# Start of Data extract
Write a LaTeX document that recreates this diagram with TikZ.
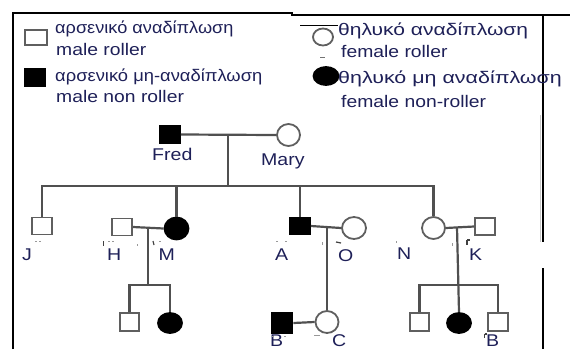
\documentclass[tikz,border=0pt]{standalone}
\usepackage{fontspec}
\usepackage{graphicx}
\setmainfont{Liberation Sans}[FakeStretch=1.15]
\usetikzlibrary{shapes.geometric}
\definecolor{inkblue}{RGB}{30,32,88}
\definecolor{linegray}{RGB}{80,80,80}
\definecolor{shapegray}{RGB}{95,95,95}
\tikzset{
  male/.style={rectangle, draw=shapegray, line width=1.8pt, fill=white,
    minimum width=20pt, minimum height=17pt, inner sep=0pt},
  maleaff/.style={male, draw=black, fill=black},
  female/.style={ellipse, draw=shapegray, line width=1.8pt, fill=white,
    minimum width=23pt, minimum height=22pt, inner sep=0pt},
  femaleaff/.style={female, draw=black, fill=black},
  kin/.style={draw=linegray, line width=2.2pt},
  frame/.style={draw=black, line width=1.4pt},
  speck/.style={draw=black!40, line width=1pt},
  darkspeck/.style={draw=black!75, line width=1.2pt},
  lab/.style={inner sep=0pt, anchor=base west, text=inkblue, font=\fontsize{17}{19}\selectfont},
  leg/.style={inner sep=0pt, anchor=base west, text=inkblue, font=\fontsize{16.8}{19}\selectfont},
}
\begin{document}
\begin{tikzpicture}[x=1pt,y=-1pt]
\useasboundingbox (0,0) rectangle (570,349);

% outer frame
\draw[frame] (13,349) -- (13,13) -- (293,13);
\draw[frame] (291,15) -- (570,15);
\draw[frame] (543,15) -- (543,242);
\draw[frame] (543,268) -- (543,349);
\draw[draw=black!22, line width=0.8pt] (540.5,115) -- (540.5,242);

% legend
\node[male, minimum width=22pt, minimum height=15pt] (lm) at (36,37.5) {};
\node[maleaff] (lma) at (35,77.5) {};
\node[female, minimum width=20pt, minimum height=17pt] (lf) at (323,37) {};
\node[femaleaff, minimum width=25pt, minimum height=18pt] (lfa) at (326,76) {};
\draw[black, line width=1pt] (300,25) -- (338,25);
\draw[black!55, line width=1pt] (320,57) -- (325,57);

\node[leg] (t1) at (55,33) {\scalebox{0.94}[1]{αρσενικό αναδίπλωση}};
\node[leg] (t2) at (56,55) {male roller};
\node[leg] (t3) at (55,81) {\scalebox{0.95}[1]{αρσενικό μη-αναδίπλωση}};
\node[leg] (t4) at (56,102) {male non roller};
\node[leg] (t5) at (338,35) {\scalebox{1.09}[1]{θηλυκό αναδίπλωση}};
\node[leg] (t6) at (341,57) {female roller};
\node[leg] (t7) at (338,83) {\scalebox{1.11}[1]{θηλυκό μη αναδίπλωση}};
\node[leg] (t8) at (341,107) {female non-roller};

% generation I
\node[maleaff] (fred) at (170,134.5) {};
\node[female] (mary) at (288.5,135) {};
\node[lab] (lfred) at (152,160) {Fred};
\node[lab] (lmary) at (261,165) {Mary};

% generation II
\node[male] (j) at (42,226) {};
\node[male] (h) at (122,227) {};
\node[femaleaff, minimum width=24pt] (m) at (176.5,228.5) {};
\node[maleaff] (a) at (300,226) {};
\node[female, minimum width=24pt] (o) at (354,228) {};
\node[female] (n) at (433.5,228) {};
\node[male] (k) at (485,226.5) {};

\node[lab] (lj) at (22,260) {J};
\node[lab] (lh) at (107,260) {H};
\node[lab] (lm2) at (158.5,260) {M};
\node[lab] (la) at (275,260) {A};
\node[lab] (lo) at (338,261) {O};
\node[lab] (ln) at (397,259) {N};
\node[lab] (lk) at (469,260) {K};

% stray specks beside the generation II names
\draw[speck] (35,241) -- (37,241) (39,241) -- (41,241);
\draw[darkspeck] (103.5,241) -- (103.5,246);
\draw[speck] (108,241) -- (110,241) (112,241) -- (114,241);
\draw[speck] (137,244) -- (137,246);
\draw[darkspeck] (153,241) -- (154,245);
\draw[speck] (159,241) -- (161,241);
\draw[speck] (276,241) -- (278,241) (285,241) -- (287,241);
\draw[speck] (322,242) -- (322,245);
\draw[darkspeck] (336,242) -- (341,243);
\draw[speck] (396,241) -- (396,243);
\draw[speck] (452,243) -- (452,246);
\draw[darkspeck] (467,240) -- (467,245) (467,240) -- (470,240);

% generation III
\node[male, minimum width=19pt, minimum height=18pt] (hc1) at (129.5,322) {};
\node[femaleaff, minimum width=24pt, minimum height=20pt] (hc2) at (170,323) {};
\node[maleaff, minimum width=21pt, minimum height=20pt] (b) at (282,323) {};
\node[female] (c) at (327,322) {};
\node[male, minimum width=19pt, minimum height=18pt] (nc1) at (419.5,322) {};
\node[femaleaff, minimum width=24pt, minimum height=20pt] (nc2) at (459,323) {};
\node[male, minimum width=20pt, minimum height=18pt] (nc3) at (498,322) {};

\node[lab] (lb) at (270,346) {B};
\node[lab] (lc) at (332,346) {C};
\node[lab] (lb2) at (486,346) {B};
\draw[speck] (272,336.5) -- (274,336.5) (284,336.5) -- (286,336.5) (314,335.5) -- (320,335.5);
\draw[darkspeck] (484.5,334) -- (484.5,338) (484.5,334) -- (487,334);

% mating lines, descent lines and sibships
\coordinate (fm) at (228,134.5);
\coordinate (sib) at (228,186);
\draw[kin] (fred.east) -- (mary.west);
\draw[kin] (fm) -- (sib);
\draw[kin] (j.north) -- (j.north |- sib) -- (n.north |- sib) -- (n.north);
\draw[kin] (m.north) -- (m.north |- sib);
\draw[kin] (a.north) -- (a.north |- sib);

\coordinate (hm) at (148,227);
\coordinate (hmsib) at (148,285);
\draw[kin] (h.east) -- (m.west);
\draw[kin] (hm) -- (hmsib);
\draw[kin] (hc1.north) |- (hmsib) -| (hc2.north);

\coordinate (ao) at (327,227);
\draw[kin] (a.east) -- (o.west);
\draw[kin] (ao) -- (c.north);
\draw[kin] (b.east) -- (c.west);

\coordinate (nk) at (457,227);
\coordinate (nksib) at (457,285);
\draw[kin] (n.east) -- (k.west);
\draw[kin] (nk) -- (nc2.north);
\draw[kin] (nc1.north) |- (nksib) -| (nc3.north);
\end{tikzpicture}
\end{document}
# End of Data extract
Each line of the data should be quoted exactly, with pictures left out.

Write a LaTeX document that recreates this diagram with TikZ.
\documentclass[tikz,border=0pt]{standalone}
\usepackage{fontspec}
\usepackage{graphicx}
\setmainfont{Liberation Sans}[FakeStretch=1.15]
\usetikzlibrary{shapes.geometric}
\definecolor{inkblue}{RGB}{30,32,88}
\definecolor{linegray}{RGB}{80,80,80}
\definecolor{shapegray}{RGB}{95,95,95}
\tikzset{
  male/.style={rectangle, draw=shapegray, line width=1.8pt, fill=white,
    minimum width=20pt, minimum height=17pt, inner sep=0pt},
  maleaff/.style={male, draw=black, fill=black},
  female/.style={ellipse, draw=shapegray, line width=1.8pt, fill=white,
    minimum width=23pt, minimum height=22pt, inner sep=0pt},
  femaleaff/.style={female, draw=black, fill=black},
  kin/.style={draw=linegray, line width=2.2pt},
  frame/.style={draw=black, line width=1.4pt},
  speck/.style={draw=black!40, line width=1pt},
  darkspeck/.style={draw=black!75, line width=1.2pt},
  lab/.style={inner sep=0pt, anchor=base west, text=inkblue, font=\fontsize{17}{19}\selectfont},
  leg/.style={inner sep=0pt, anchor=base west, text=inkblue, font=\fontsize{16.8}{19}\selectfont},
}
\begin{document}
\begin{tikzpicture}[x=1pt,y=-1pt]
\useasboundingbox (0,0) rectangle (570,349);

% outer frame
\draw[frame] (13,349) -- (13,13) -- (293,13);
\draw[frame] (291,15) -- (570,15);
\draw[frame] (543,15) -- (543,242);
\draw[frame] (543,268) -- (543,349);
\draw[draw=black!22, line width=0.8pt] (540.5,115) -- (540.5,242);

% legend
\node[male, minimum width=22pt, minimum height=15pt] (lm) at (36,37.5) {};
\node[maleaff] (lma) at (35,77.5) {};
\node[female, minimum width=20pt, minimum height=17pt] (lf) at (323,37) {};
\node[femaleaff, minimum width=25pt, minimum height=18pt] (lfa) at (326,76) {};
\draw[black, line width=1pt] (300,25) -- (338,25);
\draw[black!55, line width=1pt] (320,57) -- (325,57);

\node[leg] (t1) at (55,33) {\scalebox{0.94}[1]{αρσενικό αναδίπλωση}};
\node[leg] (t2) at (56,55) {male roller};
\node[leg] (t3) at (55,81) {\scalebox{0.95}[1]{αρσενικό μη-αναδίπλωση}};
\node[leg] (t4) at (56,102) {male non roller};
\node[leg] (t5) at (338,35) {\scalebox{1.09}[1]{θηλυκό αναδίπλωση}};
\node[leg] (t6) at (341,57) {female roller};
\node[leg] (t7) at (338,83) {\scalebox{1.11}[1]{θηλυκό μη αναδίπλωση}};
\node[leg] (t8) at (341,107) {female non-roller};

% generation I
\node[maleaff] (fred) at (170,134.5) {};
\node[female] (mary) at (288.5,135) {};
\node[lab] (lfred) at (152,160) {Fred};
\node[lab] (lmary) at (261,165) {Mary};

% generation II
\node[male] (j) at (42,226) {};
\node[male] (h) at (122,227) {};
\node[femaleaff, minimum width=24pt] (m) at (176.5,228.5) {};
\node[maleaff] (a) at (300,226) {};
\node[female, minimum width=24pt] (o) at (354,228) {};
\node[female] (n) at (433.5,228) {};
\node[male] (k) at (485,226.5) {};

\node[lab] (lj) at (22,260) {J};
\node[lab] (lh) at (107,260) {H};
\node[lab] (lm2) at (158.5,260) {M};
\node[lab] (la) at (275,260) {A};
\node[lab] (lo) at (338,261) {O};
\node[lab] (ln) at (397,259) {N};
\node[lab] (lk) at (469,260) {K};

% stray specks beside the generation II names
\draw[speck] (35,241) -- (37,241) (39,241) -- (41,241);
\draw[darkspeck] (103.5,241) -- (103.5,246);
\draw[speck] (108,241) -- (110,241) (112,241) -- (114,241);
\draw[speck] (137,244) -- (137,246);
\draw[darkspeck] (153,241) -- (154,245);
\draw[speck] (159,241) -- (161,241);
\draw[speck] (276,241) -- (278,241) (285,241) -- (287,241);
\draw[speck] (322,242) -- (322,245);
\draw[darkspeck] (336,242) -- (341,243);
\draw[speck] (396,241) -- (396,243);
\draw[speck] (452,243) -- (452,246);
\draw[darkspeck] (467,240) -- (467,245) (467,240) -- (470,240);

% generation III
\node[male, minimum width=19pt, minimum height=18pt] (hc1) at (129.5,322) {};
\node[femaleaff, minimum width=24pt, minimum height=20pt] (hc2) at (170,323) {};
\node[maleaff, minimum width=21pt, minimum height=20pt] (b) at (282,323) {};
\node[female] (c) at (327,322) {};
\node[male, minimum width=19pt, minimum height=18pt] (nc1) at (419.5,322) {};
\node[femaleaff, minimum width=24pt, minimum height=20pt] (nc2) at (459,323) {};
\node[male, minimum width=20pt, minimum height=18pt] (nc3) at (498,322) {};

\node[lab] (lb) at (270,346) {B};
\node[lab] (lc) at (332,346) {C};
\node[lab] (lb2) at (486,346) {B};
\draw[speck] (272,336.5) -- (274,336.5) (284,336.5) -- (286,336.5) (314,335.5) -- (320,335.5);
\draw[darkspeck] (484.5,334) -- (484.5,338) (484.5,334) -- (487,334);

% mating lines, descent lines and sibships
\coordinate (fm) at (228,134.5);
\coordinate (sib) at (228,186);
\draw[kin] (fred.east) -- (mary.west);
\draw[kin] (fm) -- (sib);
\draw[kin] (j.north) -- (j.north |- sib) -- (n.north |- sib) -- (n.north);
\draw[kin] (m.north) -- (m.north |- sib);
\draw[kin] (a.north) -- (a.north |- sib);

\coordinate (hm) at (148,227);
\coordinate (hmsib) at (148,285);
\draw[kin] (h.east) -- (m.west);
\draw[kin] (hm) -- (hmsib);
\draw[kin] (hc1.north) |- (hmsib) -| (hc2.north);

\coordinate (ao) at (327,227);
\draw[kin] (a.east) -- (o.west);
\draw[kin] (ao) -- (c.north);
\draw[kin] (b.east) -- (c.west);

\coordinate (nk) at (457,227);
\coordinate (nksib) at (457,285);
\draw[kin] (n.east) -- (k.west);
\draw[kin] (nk) -- (nc2.north);
\draw[kin] (nc1.north) |- (nksib) -| (nc3.north);
\end{tikzpicture}
\end{document}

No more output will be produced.